Mrs. Sperling “finds” a client and takes on the chase to find Stein’s killer and the party behind the counterfeit prints. Could it be Stein’s soon-to-be ex-wife? What about his closest competitor? Then there’s the flamboyant clothing designer. The suspect list grows. Then Donna finds herself face to face with the man of her dreams, who happens to be Mrs. Sperling’s courtesy nephew.
Donna is tongue-tied, yet does her best to help her boss. Because while Mrs. Sperling may not be able to see, she’s an expert at sniffing out a killer.
Download a pdf of the first chapter
How I wrote it
A Nose for a Niedeman happened because of a part-time job I had in a store that sold art framing materials and services, along with posters, and some nice prints, or serigraphs.
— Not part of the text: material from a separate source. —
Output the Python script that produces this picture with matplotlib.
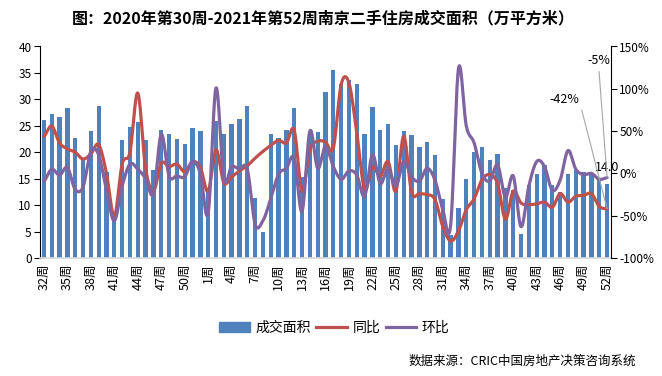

A serigraph is a silk-screened print made by the artist using the silk screen(s) to create the image, as opposed to making an image by, say, painting it, then making copies of it.
The store, at the time, stocked a series of serigraphs created by an artist who had died not long before, and released by the widow. My co-worker told me that he could tell when we had a counterfeit because the originals had a distinct smell. Well, that was interesting.
I’m not sure how Delilah Sperling sprang to life from that, but she did. I was, however, fascinated with the idea of a detective whose vision was completely impaired being able to sniff out the truth, and in this case, quite literally.
I’ll be honest. This is not the most rigorously researched book I have ever written, and I am usually very persnickety about things like that. But it was fun to work on.